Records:
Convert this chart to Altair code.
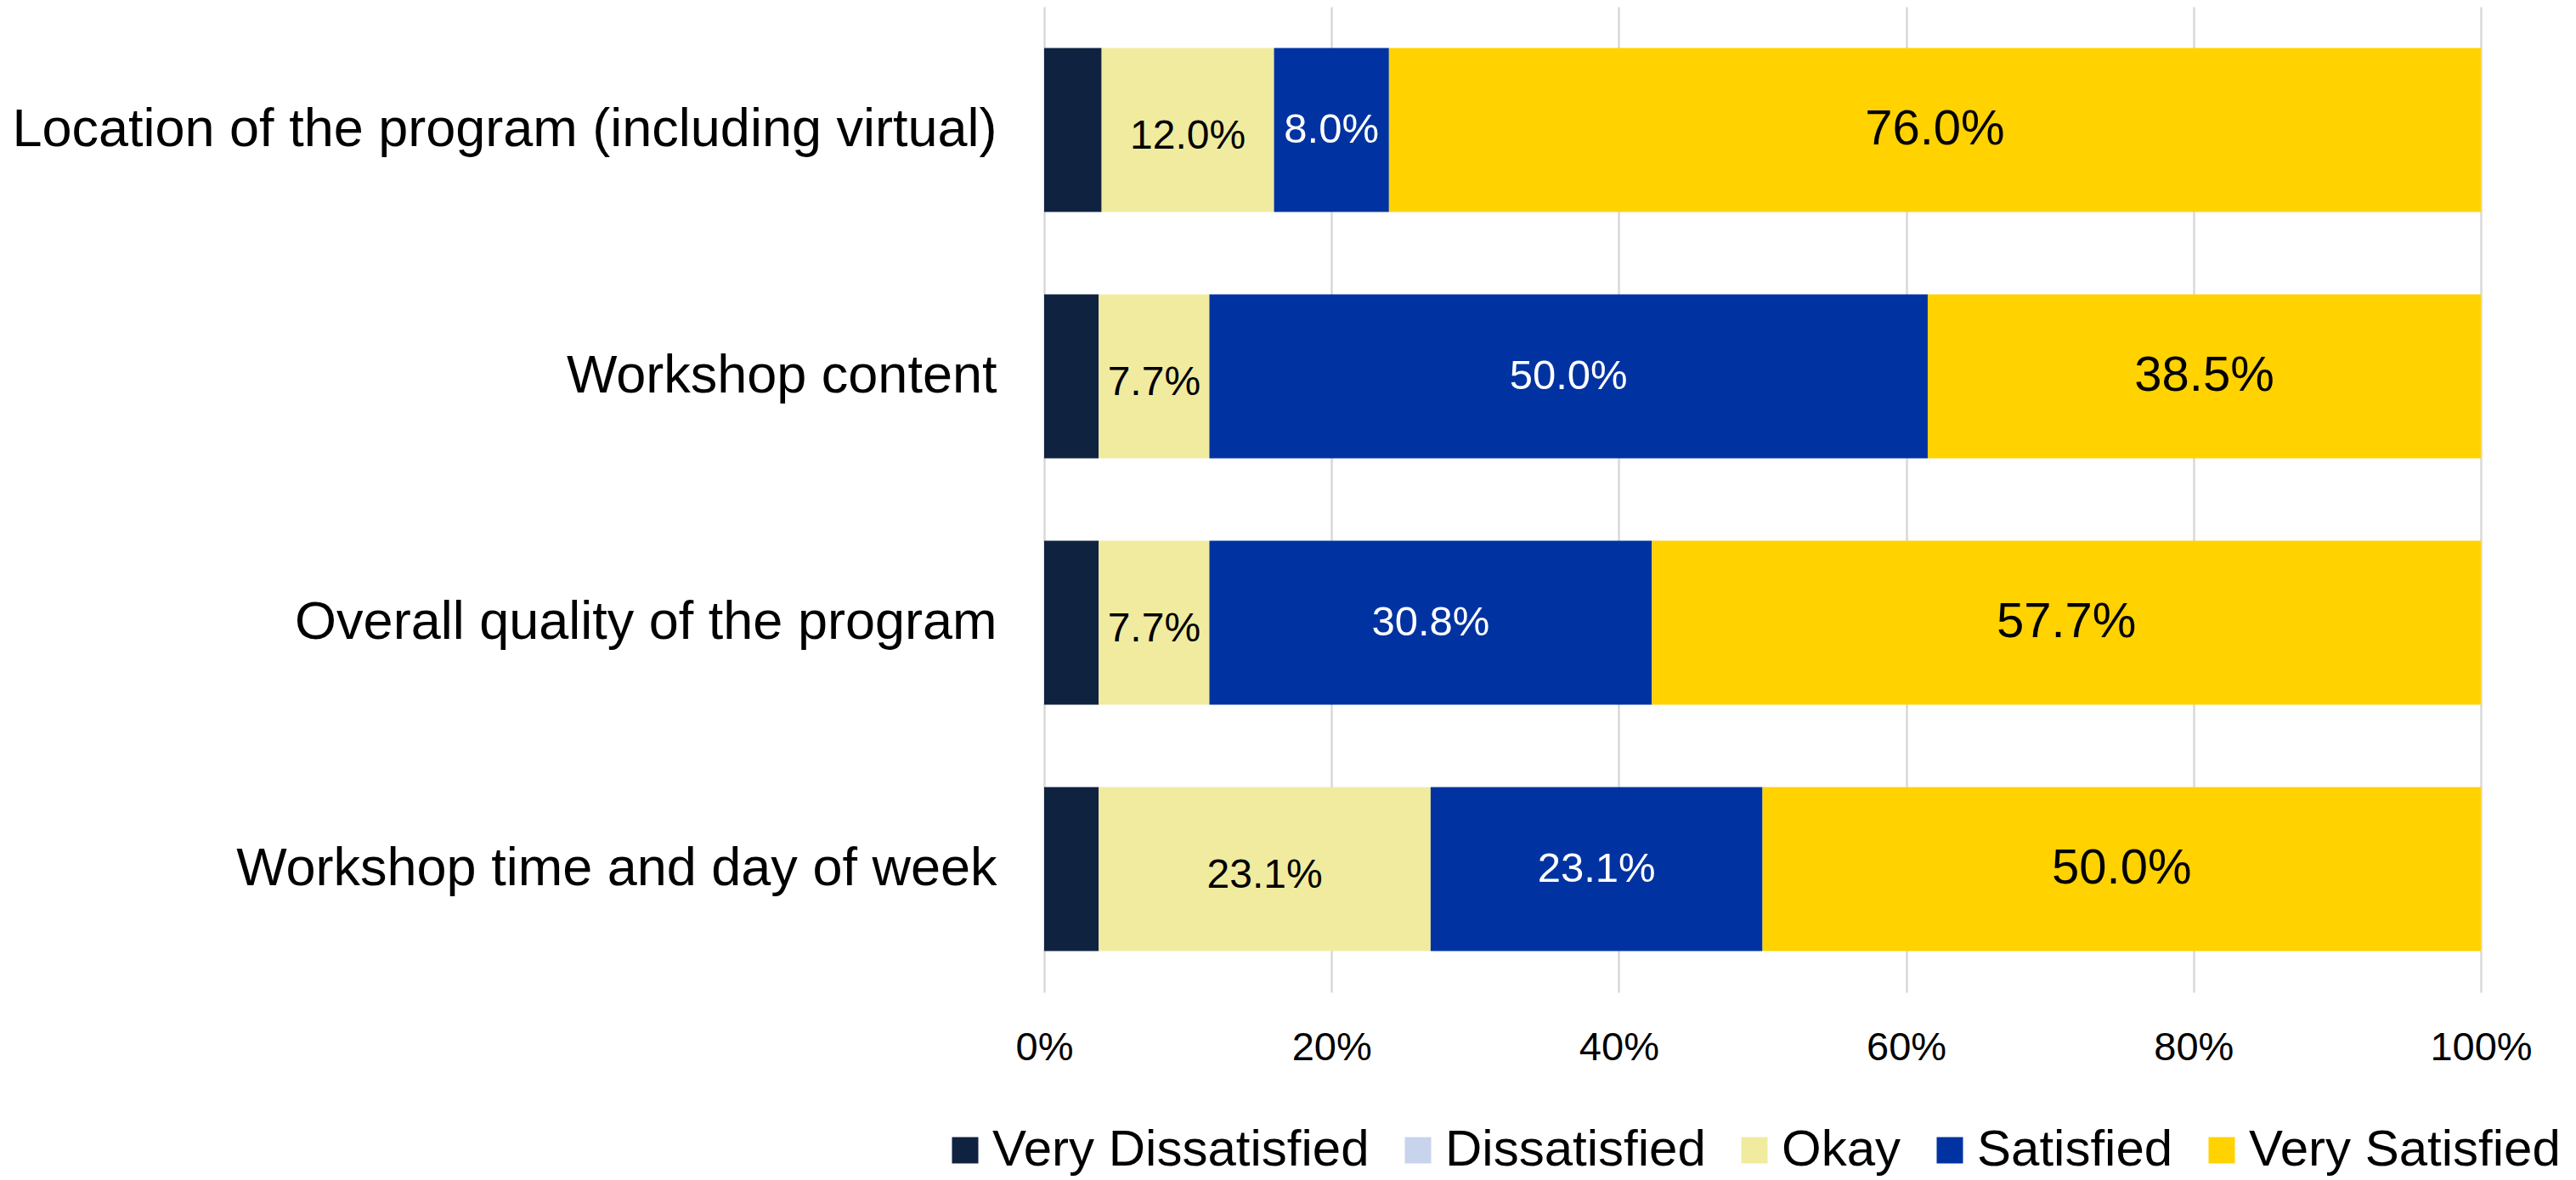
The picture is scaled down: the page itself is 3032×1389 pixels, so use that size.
import altair as alt
import pandas as pd

items = [
    "Location of the program (including virtual)",
    "Workshop content",
    "Overall quality of the program",
    "Workshop time and day of week",
]
levels = ["Very Dissatisfied", "Dissatisfied", "Okay", "Satisfied", "Very Satisfied"]
colors = ["#0f2340", "#c8d3ec", "#f0eb9f", "#0033a1", "#ffd200"]

very_dissatisfied = [4.0, 3.8, 3.8, 3.8]
dissatisfied = [0.0, 0.0, 0.0, 0.0]
okay = [12.0, 7.7, 7.7, 23.1]
satisfied = [8.0, 50.0, 30.8, 23.1]
very_satisfied = [76.0, 38.5, 57.7, 50.0]

tick_values = [0, 0.2, 0.4, 0.6, 0.8, 1.0]

series = [very_dissatisfied, dissatisfied, okay, satisfied, very_satisfied]
rows = []
for i, item in enumerate(items):
    cum = 0.0
    for lvl, vals in zip(levels, series):
        v = vals[i] / 100.0
        rows.append(dict(item=item, level=lvl, value=v, start=cum, end=cum + v, mid=cum + v / 2))
        cum += v
df = pd.DataFrame(rows)

FONT = "Liberation Sans"

y_axis = alt.Axis(
    labelFontSize=63,
    labelFont=FONT,
    labelColor="#000000",
    labelPadding=56,
    ticks=False,
    domain=False,
    labelLimit=3000,
    title=None,
)
y_scale = alt.Scale(paddingInner=0.335, paddingOuter=0.1675)

x_axis = alt.Axis(
    values=tick_values,
    format="%",
    labelFontSize=47,
    labelFont=FONT,
    labelColor="#000000",
    labelPadding=42,
    labelFlush=False,
    ticks=False,
    domain=False,
    grid=True,
    gridColor="#d9d9d9",
    gridWidth=2.5,
    title=None,
)
x_scale = alt.Scale(domain=[0, 1], nice=False)

base = alt.Chart(df)

bars = base.mark_bar().encode(
    x=alt.X("start:Q", title=None, scale=x_scale, axis=x_axis),
    x2="end:Q",
    y=alt.Y("item:N", sort=items, title=None, scale=y_scale, axis=y_axis),
    color=alt.Color(
        "level:N",
        scale=alt.Scale(domain=levels, range=colors),
        legend=alt.Legend(
            title=None,
            orient="none",
            legendX=-123,
            legendY=1316,
            direction="horizontal",
            labelFontSize=60,
            labelFont=FONT,
            labelColor="#000000",
            symbolType="square",
            symbolSize=961,
            symbolStrokeWidth=0,
            labelOffset=2,
            columnPadding=27,
            labelLimit=3000,
            padding=0,
        ),
    ),
)

def label_layer(level, size, color, dy=0):
    return (
        base.transform_filter(alt.datum.level == level)
        .mark_text(fontSize=size, font=FONT, color=color, dy=dy, baseline="middle", align="center")
        .encode(
            x=alt.X("mid:Q", title=None, scale=x_scale, axis=x_axis),
            y=alt.Y("item:N", sort=items, title=None, scale=y_scale, axis=y_axis),
            text=alt.Text("value:Q", format=".1%"),
        )
    )

chart = (
    alt.layer(
        bars,
        label_layer("Okay", 48, "#000000", dy=8),
        label_layer("Satisfied", 49, "#ffffff"),
        label_layer("Very Satisfied", 58, "#000000"),
    )
    .properties(
        width=1691,
        height=1160,
        padding={"left": 5, "top": 0, "right": 0, "bottom": 0},
    )
    .configure_view(stroke=None)
)

chart.save("out.html", embed_options={"renderer": "svg", "actions": False})
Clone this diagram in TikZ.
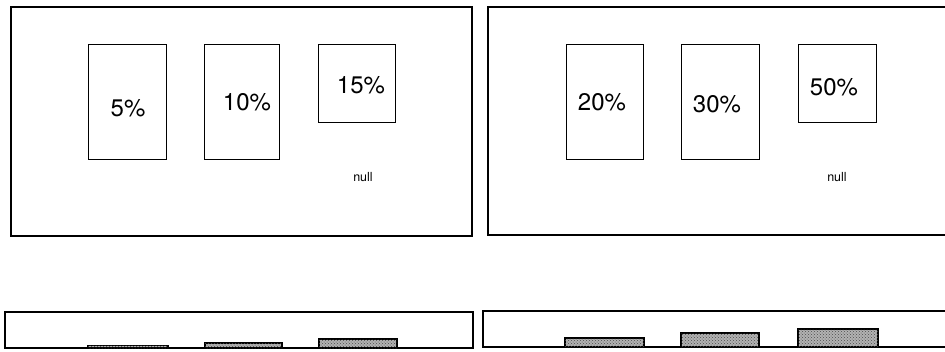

### Exercise requirements
Both the first line of the records above and the line containing "import pandas as pd" belong in the copy; please return them and every line between, exactly, minus the pictures.

### Worked solution
Convert this chart to Altair code.
The picture is scaled down: the page itself is 3032×1389 pixels, so use that size.
import altair as alt
import pandas as pd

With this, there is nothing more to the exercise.